[dryrun]

Funnily enough, I have the opposite view: given the amount of stars and of earth like planets in the universe, probabilistically speaking there is bound to be a random chance where two instances of life have the same DNA without ever being in contact.

Disclaimer: I'm bad at maths and good at dreaming.

[anonymouskimmer]

:D Yes, you are. :)

The bare simplest genomes are viral genomes about 1000 bases long. These can only operate in environments created by more complex genomes. But even taking them, the theoretical diversity in a genome 1000 bases long, using the 4 canonical nucleic acids, is 4^1000. The number of atoms in the entire universe is around 10^80 (https://educationblog.oup.com/secondary/maths/numbers-of-ato... ).

There's a lot of complexity here: other life may use other nucleotides; those atoms and bases are constantly being rearranged; many base changes are relatively silent - they don't materially matter; etcetera.

I don't know how to calculate all of the rest of these factors, but I think the odds are more than astronomical.

[borissk]

>> The number of atoms in the entire universe is around 10^80

This is incorrect.
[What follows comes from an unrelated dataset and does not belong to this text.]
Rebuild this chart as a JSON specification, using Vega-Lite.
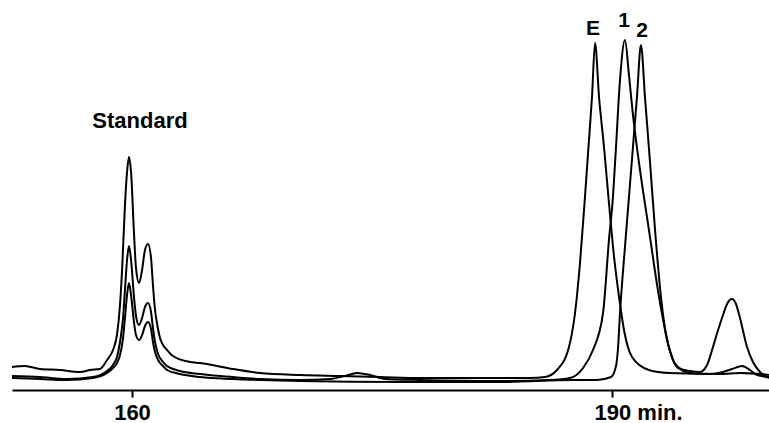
{
  "$schema": "https://vega.github.io/schema/vega-lite/v6.json",
  "width": 757,
  "height": 390,
  "autosize": {"type": "none"},
  "padding": {"left": 12, "top": 0, "right": 0, "bottom": 33},
  "background": "white",
  "config": {"view": {"stroke": null}, "font": "Liberation Sans"},
  "datasets": {
    "traces": [
      {"trace":"E","t":152.5,"h":23},{"trace":"E","t":153.31,"h":24},{"trace":"E","t":154.25,"h":21},{"trace":"E","t":155.5,"h":20},{"trace":"E","t":156.75,"h":18},{"trace":"E","t":157.38,"h":20},{"trace":"E","t":158.0,"h":21},{"trace":"E","t":158.44,"h":30},{"trace":"E","t":158.81,"h":40},{"trace":"E","t":159.06,"h":55},{"trace":"E","t":159.25,"h":85},{"trace":"E","t":159.38,"h":120},{"trace":"E","t":159.56,"h":185},{"trace":"E","t":159.69,"h":218},{"trace":"E","t":159.81,"h":233},{"trace":"E","t":159.94,"h":218},{"trace":"E","t":160.13,"h":155},{"trace":"E","t":160.25,"h":122},{"trace":"E","t":160.44,"h":107},{"trace":"E","t":160.63,"h":120},{"trace":"E","t":160.81,"h":140},{"trace":"E","t":161.0,"h":146},{"trace":"E","t":161.19,"h":132},{"trace":"E","t":161.31,"h":105},{"trace":"E","t":161.44,"h":80},{"trace":"E","t":161.56,"h":67},{"trace":"E","t":161.75,"h":52},{"trace":"E","t":161.94,"h":45},{"trace":"E","t":162.19,"h":40},{"trace":"E","t":162.56,"h":34},{"trace":"E","t":163.63,"h":28},{"trace":"E","t":164.25,"h":27},{"trace":"E","t":166.31,"h":21},{"trace":"E","t":168.0,"h":17},{"trace":"E","t":170.5,"h":15},{"trace":"E","t":173.0,"h":14},{"trace":"E","t":175.5,"h":13},{"trace":"E","t":178.0,"h":12},{"trace":"E","t":180.5,"h":12},{"trace":"E","t":183.0,"h":12},{"trace":"E","t":184.88,"h":12},{"trace":"E","t":185.81,"h":13},{"trace":"E","t":186.56,"h":20},{"trace":"E","t":187.31,"h":43},{"trace":"E","t":187.69,"h":77},{"trace":"E","t":188.0,"h":127},{"trace":"E","t":188.31,"h":193},{"trace":"E","t":188.53,"h":243},{"trace":"E","t":188.75,"h":293},{"trace":"E","t":188.94,"h":347},{"trace":"E","t":189.19,"h":293},{"trace":"E","t":189.5,"h":243},{"trace":"E","t":189.81,"h":187},{"trace":"E","t":190.13,"h":133},{"trace":"E","t":190.44,"h":93},{"trace":"E","t":190.75,"h":60},{"trace":"E","t":191.25,"h":33},{"trace":"E","t":192.31,"h":20},{"trace":"E","t":193.56,"h":17},{"trace":"E","t":196.75,"h":16},{"trace":"E","t":198.0,"h":17},{"trace":"E","t":199.81,"h":15},

      {"trace":"1","t":152.5,"h":14},{"trace":"1","t":154.25,"h":13},{"trace":"1","t":155.94,"h":11},{"trace":"1","t":157.56,"h":13},{"trace":"1","t":158.44,"h":19},{"trace":"1","t":158.81,"h":25},{"trace":"1","t":159.06,"h":33},{"trace":"1","t":159.25,"h":48},{"trace":"1","t":159.44,"h":72},{"trace":"1","t":159.56,"h":100},{"trace":"1","t":159.69,"h":130},{"trace":"1","t":159.81,"h":144},{"trace":"1","t":159.94,"h":130},{"trace":"1","t":160.13,"h":92},{"trace":"1","t":160.25,"h":74},{"trace":"1","t":160.44,"h":65},{"trace":"1","t":160.63,"h":72},{"trace":"1","t":160.81,"h":83},{"trace":"1","t":161.0,"h":87},{"trace":"1","t":161.19,"h":78},{"trace":"1","t":161.31,"h":62},{"trace":"1","t":161.44,"h":48},{"trace":"1","t":161.63,"h":36},{"trace":"1","t":161.94,"h":28},{"trace":"1","t":162.19,"h":24},{"trace":"1","t":163.0,"h":19},{"trace":"1","t":164.25,"h":16},{"trace":"1","t":166.31,"h":13},{"trace":"1","t":168.0,"h":11},{"trace":"1","t":170.5,"h":10},{"trace":"1","t":172.38,"h":11},{"trace":"1","t":173.31,"h":14},{"trace":"1","t":174.06,"h":17},{"trace":"1","t":174.88,"h":15},{"trace":"1","t":175.81,"h":11},{"trace":"1","t":178.0,"h":10},{"trace":"1","t":183.0,"h":9},{"trace":"1","t":186.13,"h":10},{"trace":"1","t":187.38,"h":12},{"trace":"1","t":188.19,"h":22},{"trace":"1","t":188.81,"h":40},{"trace":"1","t":189.44,"h":77},{"trace":"1","t":189.81,"h":150},{"trace":"1","t":190.06,"h":193},{"trace":"1","t":190.25,"h":243},{"trace":"1","t":190.5,"h":310},{"trace":"1","t":190.81,"h":350},{"trace":"1","t":191.06,"h":315},{"trace":"1","t":191.31,"h":275},{"trace":"1","t":191.69,"h":227},{"trace":"1","t":192.31,"h":160},{"trace":"1","t":192.94,"h":93},{"trace":"1","t":193.56,"h":43},{"trace":"1","t":194.0,"h":25},{"trace":"1","t":194.88,"h":17},{"trace":"1","t":196.13,"h":16},{"trace":"1","t":196.94,"h":18},{"trace":"1","t":197.5,"h":21},{"trace":"1","t":198.13,"h":24},{"trace":"1","t":198.63,"h":20},{"trace":"1","t":199.06,"h":15},{"trace":"1","t":199.81,"h":13},

      {"trace":"2","t":152.5,"h":12},{"trace":"2","t":154.25,"h":11},{"trace":"2","t":155.94,"h":10},{"trace":"2","t":157.56,"h":12},{"trace":"2","t":158.44,"h":17},{"trace":"2","t":158.81,"h":22},{"trace":"2","t":159.06,"h":27},{"trace":"2","t":159.25,"h":35},{"trace":"2","t":159.44,"h":52},{"trace":"2","t":159.56,"h":72},{"trace":"2","t":159.69,"h":95},{"trace":"2","t":159.81,"h":107},{"trace":"2","t":159.94,"h":95},{"trace":"2","t":160.13,"h":67},{"trace":"2","t":160.25,"h":55},{"trace":"2","t":160.44,"h":50},{"trace":"2","t":160.63,"h":55},{"trace":"2","t":160.81,"h":64},{"trace":"2","t":161.0,"h":68},{"trace":"2","t":161.19,"h":61},{"trace":"2","t":161.31,"h":48},{"trace":"2","t":161.44,"h":38},{"trace":"2","t":161.63,"h":30},{"trace":"2","t":161.94,"h":24},{"trace":"2","t":162.19,"h":20},{"trace":"2","t":163.0,"h":16},{"trace":"2","t":164.25,"h":13},{"trace":"2","t":166.31,"h":11},{"trace":"2","t":168.0,"h":10},{"trace":"2","t":170.5,"h":9},{"trace":"2","t":176.75,"h":8},{"trace":"2","t":183.0,"h":8},{"trace":"2","t":187.56,"h":10},{"trace":"2","t":189.06,"h":10},{"trace":"2","t":189.94,"h":13},{"trace":"2","t":190.25,"h":24},{"trace":"2","t":190.38,"h":43},{"trace":"2","t":190.5,"h":77},{"trace":"2","t":190.81,"h":143},{"trace":"2","t":191.06,"h":193},{"trace":"2","t":191.31,"h":243},{"trace":"2","t":191.56,"h":293},{"trace":"2","t":191.81,"h":345},{"trace":"2","t":192.06,"h":293},{"trace":"2","t":192.38,"h":227},{"trace":"2","t":192.69,"h":160},{"trace":"2","t":193.06,"h":93},{"trace":"2","t":193.38,"h":55},{"trace":"2","t":193.69,"h":35},{"trace":"2","t":194.13,"h":22},{"trace":"2","t":194.88,"h":19},{"trace":"2","t":195.5,"h":18},{"trace":"2","t":195.94,"h":25},{"trace":"2","t":196.31,"h":43},{"trace":"2","t":196.63,"h":60},{"trace":"2","t":196.94,"h":75},{"trace":"2","t":197.19,"h":86},{"trace":"2","t":197.5,"h":91},{"trace":"2","t":197.75,"h":86},{"trace":"2","t":198.0,"h":72},{"trace":"2","t":198.44,"h":43},{"trace":"2","t":198.81,"h":28},{"trace":"2","t":199.25,"h":18},{"trace":"2","t":199.81,"h":12}
    ],
    "labels": [
      {"t":160.5,"h":262,"text":"Standard","kind":"title"},
      {"t":188.81,"h":355,"text":"E","kind":"peak"},
      {"t":190.75,"h":363,"text":"1","kind":"peak"},
      {"t":191.88,"h":353,"text":"2","kind":"peak"}
    ]
  },
  "layer": [
    {
      "data": {"name": "traces"},
      "mark": {"type": "line", "color": "black", "strokeWidth": 2, "interpolate": "monotone"},
      "encoding": {
        "x": {
          "field": "t", "type": "quantitative",
          "scale": {"domain": [152.5, 199.8125], "nice": false, "zero": false},
          "axis": {
            "values": [160, 190], "title": null, "grid": false,
            "domainColor": "black", "domainWidth": 2,
            "tickColor": "black", "tickWidth": 2, "tickSize": 7,
            "labelFont": "Liberation Sans", "labelFontSize": 22, "labelFontWeight": "bold",
            "labelColor": "black", "labelPadding": 5, "labelFlush": false, "labelOverlap": false,
            "labelExpr": "datum.value == 190 ? '190 min.' : datum.label",
            "labelAlign": {"condition": {"test": "datum.value == 190", "value": "left"}, "value": "center"},
            "labelOffset": {"condition": {"test": "datum.value == 190", "value": -18}, "value": 0}
          }
        },
        "y": {"field": "h", "type": "quantitative", "scale": {"domain": [0, 390], "nice": false}, "axis": null},
        "detail": {"field": "trace"},
        "order": {"field": "t"}
      }
    },
    {
      "data": {"name": "labels"},
      "transform": [{"filter": "datum.kind == 'title'"}],
      "mark": {"type": "text", "font": "Liberation Sans", "fontWeight": "bold", "fontSize": 22, "baseline": "alphabetic", "align": "center", "color": "black"},
      "encoding": {
        "x": {"field": "t", "type": "quantitative"},
        "y": {"field": "h", "type": "quantitative"},
        "text": {"field": "text"}
      }
    },
    {
      "data": {"name": "labels"},
      "transform": [{"filter": "datum.kind == 'peak'"}],
      "mark": {"type": "text", "font": "Liberation Sans", "fontWeight": "bold", "fontSize": 21, "baseline": "alphabetic", "align": "center", "color": "black"},
      "encoding": {
        "x": {"field": "t", "type": "quantitative"},
        "y": {"field": "h", "type": "quantitative"},
        "text": {"field": "text"}
      }
    }
  ]
}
It's an unsolved question in modern physics if the universe is finite or infinite. Even if it's finite most theoretical physicists believe that visible universe (94 billion light years across) is only a small piece of a far larger universe - so there are probably far more atoms.

If the universe is infinite it may be that there are infinite number of copies of every living organism on Earth out there.

[anonymouskimmer]

At that point aren't we getting into the idea of a multiverse, and not a universe anymore? We have no non-hypothetical knowledge of what exists beyond the limits of the universe as it descended from what we can still see of the radiation shortly after the Big Bang. However, from that radiation, can't we get a ballpark figure for the atomic limits of the Big-Bang-Universe?

[borissk]

No, the different multiverse hypotheses are something different. The size of "our" universe is unknown, we can can see a sphere with a diameter of 94 billion light years. How much is there beyond that sphere is a research topic. No light from beyond the sphere has reached us during the lifetime of the universe.

[anonymouskimmer]

This is about inflation, right? We don't know how much the universe inflated after the big bang, just that it did.

[_Microft]

> I don't know how to calculate all of the rest of these factors, but I think the odds are more than astronomical.

OK, let's do this then. Here we will approximate the ratio 4^1000/10^80:

x = 4^1000 / 10^80

ln(x) = 1000 * ln(4) - 80 * ln(10) // You know your logarithm calculation rules, right? Right?!

ln(x) = 1386 - 184 // Who needs decimal places anyways? ;)

ln(x) = 1202

x = 10^522

[dryrun]

So you're telling me that there _is_ a chance! ;)

And I'm very sad to (re?)learn this finite number of atoms in the universe, that's quite underwhelming for something expanding all the time.

[anonymouskimmer]

The number only seems small because we use notation to make it seem small.

Most combinations of nucleotides aren't functional, or even capable of being synthesized by natural processes. This limits what can be created quite a bit. The true odds are still extremely high, but not nearly as high as these calculations guess.

[anonymouskimmer]

> You know your logarithm calculation rules, right? Right?!

Eh, at one point I did. I'll take your word for it. It seems familiar.

Now factor in number of rearrangements since the universe started. Or heck, let's keep it simple to the last 4.5 billion years.

I count about 30 atoms in a nucleotide, so X is a bit more than 10^523.

Let's say 2 rearrangements per day (this will vary dramatically, but I have to pull some number out of a hat). Over 4.5 billion years that's on the order of a bit more than 10^12. so X is around 10^511.

Yep, still more than astronomical.